### [WHAT TO DO]
Go through the material and write it all out exactly, minus the pictures.

** Start **

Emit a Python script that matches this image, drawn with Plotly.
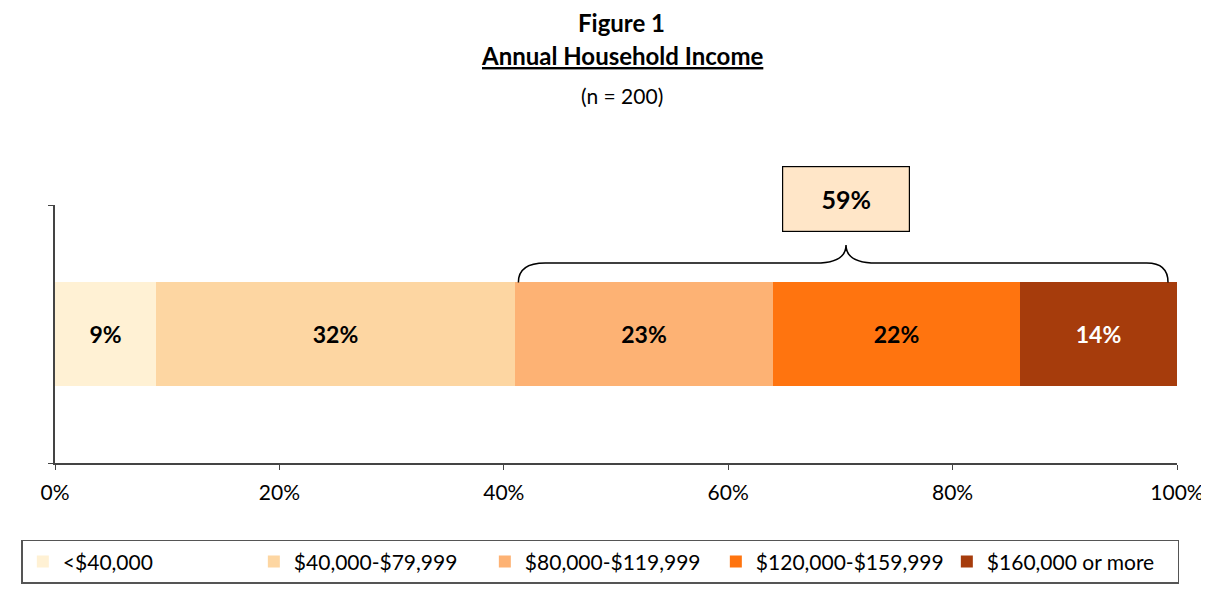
import plotly.graph_objects as go

categories = ["<$40,000", "$40,000-$79,999", "$80,000-$119,999", "$120,000-$159,999", "$160,000 or more"]
shares = [9, 32, 23, 22, 14]
colors = ["#FFF1D4", "#FDD6A2", "#FDB274", "#FF740F", "#A63C0C"]
text_colors = ["black", "black", "black", "black", "white"]
x_ticks = [0, 20, 40, 60, 80, 100]

# the bracket covers the three top income groups
top_share = sum(shares[2:])
brace_x0 = sum(shares[:2])
brace_x1 = sum(shares)

FONT = "Lato, Open Sans, sans-serif"

fig = go.Figure()
for cat, val, col, tc in zip(categories, shares, colors, text_colors):
    fig.add_trace(go.Bar(
        y=[0.5], x=[val], name=cat, orientation="h", width=0.4,
        marker=dict(color=col, line=dict(width=0)),
        text=[f"<b>{val}%</b>"], textposition="inside", insidetextanchor="middle",
        textfont=dict(size=23, color=tc, family=FONT), hoverinfo="skip",
    ))

# curly brace over the bar
r = 2.7
mid = (brace_x0 + brace_x1) / 2
yb, yh, yp = 0.70, 0.775, 0.845
path = (f"M {brace_x0 + 0.3},{yb} Q {brace_x0 + 0.3},{yh} {brace_x0 + r},{yh} "
        f"L {mid - r},{yh} Q {mid},{yh} {mid},{yp} "
        f"Q {mid},{yh} {mid + r},{yh} L {brace_x1 - r},{yh} "
        f"Q {brace_x1 - 0.8},{yh} {brace_x1 - 0.8},{yb}")
fig.add_shape(type="path", path=path, xref="x", yref="y",
              line=dict(color="black", width=1.5))

fig.add_annotation(x=mid, y=1.023, xref="x", yref="paper", yanchor="middle",
                   text=f"<b>{top_share}%</b>",
                   showarrow=False, width=124, height=62, bgcolor="#FFE6C8",
                   bordercolor="black", borderwidth=1.2,
                   font=dict(size=25, color="black", family=FONT))

# titles
fig.add_annotation(x=0.505, y=1.709, xref="paper", yref="paper", yanchor="middle",
                   text="<b>Figure 1</b>",
                   showarrow=False, font=dict(size=24, color="black", family=FONT))
fig.add_annotation(x=0.505, y=1.581, xref="paper", yref="paper", yanchor="middle",
                   text="<b><u>Annual Household Income</u></b>",
                   showarrow=False, font=dict(size=24, color="black", family=FONT))
fig.add_annotation(x=0.505, y=1.426, xref="paper", yref="paper", yanchor="middle",
                   text="(n = 200)",
                   showarrow=False, font=dict(size=21, color="black", family=FONT))

# the page body has an 8px margin, so the figure is 8px smaller than the window
fig.update_layout(
    width=1201, height=585,
    margin=dict(l=47, r=32, t=197, b=130, autoexpand=False),
    barmode="stack", bargap=0,
    plot_bgcolor="white", paper_bgcolor="white",
    font=dict(family=FONT, size=21, color="black"),
    showlegend=True,
    legend=dict(orientation="h", x=-0.03, xanchor="left", y=-0.298, yanchor="top",
                bordercolor="#555555", borderwidth=1.5, traceorder="normal",
                font=dict(size=21, color="black", family=FONT),
                entrywidth=186, itemwidth=30),
    xaxis=dict(range=[0, 100], tickvals=x_ticks, ticktext=[f"{t}%" for t in x_ticks],
               showgrid=False, zeroline=False, showline=True, linecolor="#444444",
               linewidth=2, ticks="outside", ticklen=5, tickcolor="#444444",
               ticklabelstandoff=5,
               tickfont=dict(size=21, color="black"), automargin=False),
    yaxis=dict(range=[0, 1], tickvals=[0, 1], showticklabels=False, showgrid=False,
               zeroline=False, showline=True, linecolor="#444444", linewidth=2,
               ticks="outside", ticklen=5, tickcolor="#444444", automargin=False),
)

fig.write_html("out.html")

** End **

### [RESPONSE TO THIS TASK]
Emit a Python script that matches this image, drawn with Plotly.
import plotly.graph_objects as go

categories = ["<$40,000", "$40,000-$79,999", "$80,000-$119,999", "$120,000-$159,999", "$160,000 or more"]
shares = [9, 32, 23, 22, 14]
colors = ["#FFF1D4", "#FDD6A2", "#FDB274", "#FF740F", "#A63C0C"]
text_colors = ["black", "black", "black", "black", "white"]
x_ticks = [0, 20, 40, 60, 80, 100]

# the bracket covers the three top income groups
top_share = sum(shares[2:])
brace_x0 = sum(shares[:2])
brace_x1 = sum(shares)

FONT = "Lato, Open Sans, sans-serif"

fig = go.Figure()
for cat, val, col, tc in zip(categories, shares, colors, text_colors):
    fig.add_trace(go.Bar(
        y=[0.5], x=[val], name=cat, orientation="h", width=0.4,
        marker=dict(color=col, line=dict(width=0)),
        text=[f"<b>{val}%</b>"], textposition="inside", insidetextanchor="middle",
        textfont=dict(size=23, color=tc, family=FONT), hoverinfo="skip",
    ))

# curly brace over the bar
r = 2.7
mid = (brace_x0 + brace_x1) / 2
yb, yh, yp = 0.70, 0.775, 0.845
path = (f"M {brace_x0 + 0.3},{yb} Q {brace_x0 + 0.3},{yh} {brace_x0 + r},{yh} "
        f"L {mid - r},{yh} Q {mid},{yh} {mid},{yp} "
        f"Q {mid},{yh} {mid + r},{yh} L {brace_x1 - r},{yh} "
        f"Q {brace_x1 - 0.8},{yh} {brace_x1 - 0.8},{yb}")
fig.add_shape(type="path", path=path, xref="x", yref="y",
              line=dict(color="black", width=1.5))

fig.add_annotation(x=mid, y=1.023, xref="x", yref="paper", yanchor="middle",
                   text=f"<b>{top_share}%</b>",
                   showarrow=False, width=124, height=62, bgcolor="#FFE6C8",
                   bordercolor="black", borderwidth=1.2,
                   font=dict(size=25, color="black", family=FONT))

# titles
fig.add_annotation(x=0.505, y=1.709, xref="paper", yref="paper", yanchor="middle",
                   text="<b>Figure 1</b>",
                   showarrow=False, font=dict(size=24, color="black", family=FONT))
fig.add_annotation(x=0.505, y=1.581, xref="paper", yref="paper", yanchor="middle",
                   text="<b><u>Annual Household Income</u></b>",
                   showarrow=False, font=dict(size=24, color="black", family=FONT))
fig.add_annotation(x=0.505, y=1.426, xref="paper", yref="paper", yanchor="middle",
                   text="(n = 200)",
                   showarrow=False, font=dict(size=21, color="black", family=FONT))

# the page body has an 8px margin, so the figure is 8px smaller than the window
fig.update_layout(
    width=1201, height=585,
    margin=dict(l=47, r=32, t=197, b=130, autoexpand=False),
    barmode="stack", bargap=0,
    plot_bgcolor="white", paper_bgcolor="white",
    font=dict(family=FONT, size=21, color="black"),
    showlegend=True,
    legend=dict(orientation="h", x=-0.03, xanchor="left", y=-0.298, yanchor="top",
                bordercolor="#555555", borderwidth=1.5, traceorder="normal",
                font=dict(size=21, color="black", family=FONT),
                entrywidth=186, itemwidth=30),
    xaxis=dict(range=[0, 100], tickvals=x_ticks, ticktext=[f"{t}%" for t in x_ticks],
               showgrid=False, zeroline=False, showline=True, linecolor="#444444",
               linewidth=2, ticks="outside", ticklen=5, tickcolor="#444444",
               ticklabelstandoff=5,
               tickfont=dict(size=21, color="black"), automargin=False),
    yaxis=dict(range=[0, 1], tickvals=[0, 1], showticklabels=False, showgrid=False,
               zeroline=False, showline=True, linecolor="#444444", linewidth=2,
               ticks="outside", ticklen=5, tickcolor="#444444", automargin=False),
)

fig.write_html("out.html")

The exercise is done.